State-run Qatar Petroleum (QP) declined to comment on the reported delay, which comes as the global gas industry faces the major challenge of a supply glut due to booming U.S. production and a drop in Chinese demand, Kallanish Energy understands.
The big energy firms have waited a decade for a new opportunity to invest in Qatar after the country put further development on hold to ensure the giant North Field could sustain production, Reuters reported.
The moratorium was lifted two years ago and QP shortlisted six Western majors for the next phase of expansion. QP didn’t disclose the names, but said it would announce partners in the first quarter of 2020, Reuters reported.

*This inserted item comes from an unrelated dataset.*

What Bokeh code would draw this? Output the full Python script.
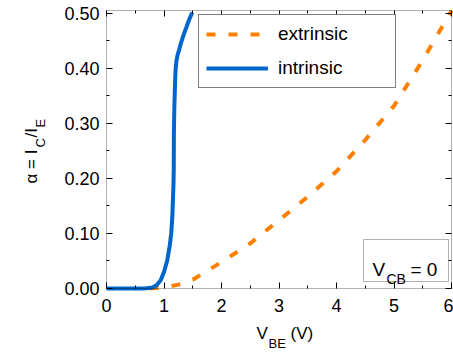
import numpy as np
from bokeh.plotting import figure
from bokeh.models import (Range1d, FixedTicker, PrintfTickFormatter, LinearAxis,
                          Legend, LegendItem, Label, BoxAnnotation, CustomJSTickFormatter)
from bokeh.embed import file_html
from bokeh.resources import INLINE

# ---------------- data ----------------
ext_x = [0.75, 1.0, 1.25, 1.5, 2.0, 2.5, 3.0, 3.5, 4.0, 4.5, 5.0, 5.5, 6.0]
ext_y = [0.0, 0.002, 0.007, 0.016, 0.048, 0.082, 0.124, 0.167, 0.213, 0.27, 0.332, 0.415, 0.505]

int_x = [0.0, 0.3, 0.6, 0.7, 0.8, 0.87, 0.94, 1.0, 1.056, 1.1, 1.125, 1.145, 1.155,
         1.165, 1.17, 1.172, 1.18, 1.19, 1.196, 1.203, 1.215, 1.235, 1.26, 1.3, 1.35,
         1.39, 1.43, 1.49]
int_y = [0.0, 0.0, 0.0, 0.0005, 0.002, 0.006, 0.0145, 0.03, 0.051, 0.078, 0.10, 0.13, 0.16,
         0.19, 0.22, 0.282, 0.33, 0.365, 0.385, 0.40, 0.413, 0.424, 0.433, 0.448, 0.464,
         0.475, 0.487, 0.502]

x_ticks = [0, 1, 2, 3, 4, 5, 6]
x_minor = [0.5, 1.5, 2.5, 3.5, 4.5, 5.5]
y_ticks = [0.0, 0.1, 0.2, 0.3, 0.4, 0.5]
y_minor = [0.05, 0.15, 0.25, 0.35, 0.45]
series_names = ["extrinsic", "intrinsic"]

# ---------------- layout ----------------
W, H = 453, 352
# pixel box of the axes frame inside the canvas
FL, FR, FT, FB = 106, 451, 10, 288
XA, XB = 0.0, 6.0          # axis limits
YA, YB = 0.0, 0.50545
KX = (FR - FL) / (XB - XA)  # px per x unit
KY = (FB - FT) / (YB - YA)  # px per y unit
# the plotting frame covers the whole canvas so that labels are not clipped
X0, X1 = XA - FL / KX, XB + (W - FR) / KX
Y0, Y1 = YA - (H - FB) / KY, YB + FT / KY
FONT = "Liberation Sans"
ORANGE = "#FF8000"
BLUE = "#0066CC"


def dx(px):
    return X0 + px / KX


def dy(py):
    return Y1 - py / KY


p = figure(width=W, height=H, x_range=Range1d(X0, X1), y_range=Range1d(Y0, Y1),
           output_backend="svg", toolbar_location=None, x_axis_type=None, y_axis_type=None,
           min_border=0, min_border_left=0, min_border_right=0,
           min_border_top=0, min_border_bottom=0)
p.xgrid.visible = False
p.ygrid.visible = False
p.outline_line_color = None
p.background_fill_color = "white"
p.border_fill_color = "white"
p.title.visible = False


def make_axis(side, loc, ticks, minor, fmt):
    ax = LinearAxis(fixed_location=loc)
    ax.ticker = FixedTicker(ticks=ticks, minor_ticks=minor)
    ax.major_tick_in = 6
    ax.major_tick_out = 0
    ax.minor_tick_in = 3
    ax.minor_tick_out = 0
    ax.axis_line_color = None
    ax.major_tick_line_color = "black"
    ax.minor_tick_line_color = "black"
    ax.major_label_text_font = FONT
    ax.major_label_text_color = "black"
    ax.major_label_text_font_size = "18px"
    if fmt is None:
        ax.formatter = CustomJSTickFormatter(code="return ''")
        ax.major_label_standoff = 0
    else:
        ax.formatter = PrintfTickFormatter(format=fmt)
    p.add_layout(ax, side)
    return ax


bottom_ax = make_axis("below", YA, x_ticks, x_minor, "%d")
left_ax = make_axis("left", XA, y_ticks, y_minor, "%.2f")
make_axis("above", YB, x_ticks, x_minor, None)
make_axis("right", XB, y_ticks, y_minor, None)
bottom_ax.major_label_standoff = 10
left_ax.major_label_standoff = 7

# axes frame
p.add_layout(BoxAnnotation(left=XA, right=XB, bottom=YA, top=YB, fill_alpha=0,
                           line_color="black", line_width=1, level="overlay"))

# ---------------- curves ----------------
r_ext = p.line(ext_x, ext_y, line_color=ORANGE, line_width=4, line_dash="9 13")
r_int = p.line(int_x, int_y, line_color=BLUE, line_width=4)

legend = Legend(items=[LegendItem(label=series_names[0], renderers=[r_ext]),
                       LegendItem(label=series_names[1], renderers=[r_int])],
                location=(198, H - 88), orientation="vertical",
                border_line_color="black", border_line_width=1,
                background_fill_color="white", background_fill_alpha=1.0,
                padding=7, spacing=10, margin=0,
                glyph_width=62, glyph_height=24, label_height=24, label_width=110,
                label_standoff=10, label_text_font=FONT, label_text_font_size="19px",
                label_text_color="black")
p.add_layout(legend)

# ---------------- V_CB = 0 box ----------------
p.add_layout(BoxAnnotation(left=dx(363), right=dx(448), top=dy(239), bottom=dy(281),
                           fill_alpha=0, line_color="black", line_width=1))


def lab(px, py, text, size, angle=0.0):
    p.add_layout(Label(x=dx(px), y=dy(py), text=text, text_font=FONT,
                       text_font_size=size, text_color="black", angle=angle,
                       text_align="left", text_baseline="alphabetic"))


lab(372, 269, "V", "19px")
lab(386, 278, "CB", "14px")
lab(410, 269, "= 0", "19px")

# ---------------- axis titles ----------------
lab(256, 333, "V", "17px")
lab(268, 343, "BE", "13px")
lab(290, 333, "(V)", "17px")

a = np.pi / 2
lab(31, 183, "α = I", "17px", a)
lab(40, 147, "C", "13px", a)
lab(31, 137, "/I", "17px", a)
lab(40, 127, "E", "13px", a)

open("out.html", "w").write(file_html(p, INLINE))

But late last year QP said it had decided to expand LNG production by 60%, to 126 million tonnes a year (Mtpa) by 2027, instead of the original plan for a 40% increase.
QP didn’t say it would delay the partnerships, but four sources involved in the talks told Reuters the company planned to take more time.
Three other sources familiar with the talks confirmed a delay to at least the middle of 2020, because the scaling up of the expansion, combined with a much lower gas price outlook, were affecting every aspect of potential partnerships.
QP did not say how much it would cost to build six more LNG trains and develop offshore production facilities.
One standard LNG train with capacity of 8 Mtpa costs roughly $10 billion, meaning QP would need to spend at least $60 billion on the expansion.
A number of LNG projects around the world from Canada to Mozambique and Nigeria — and certainly the U.S. — is expected to lead to an even bigger oversupply later this decade.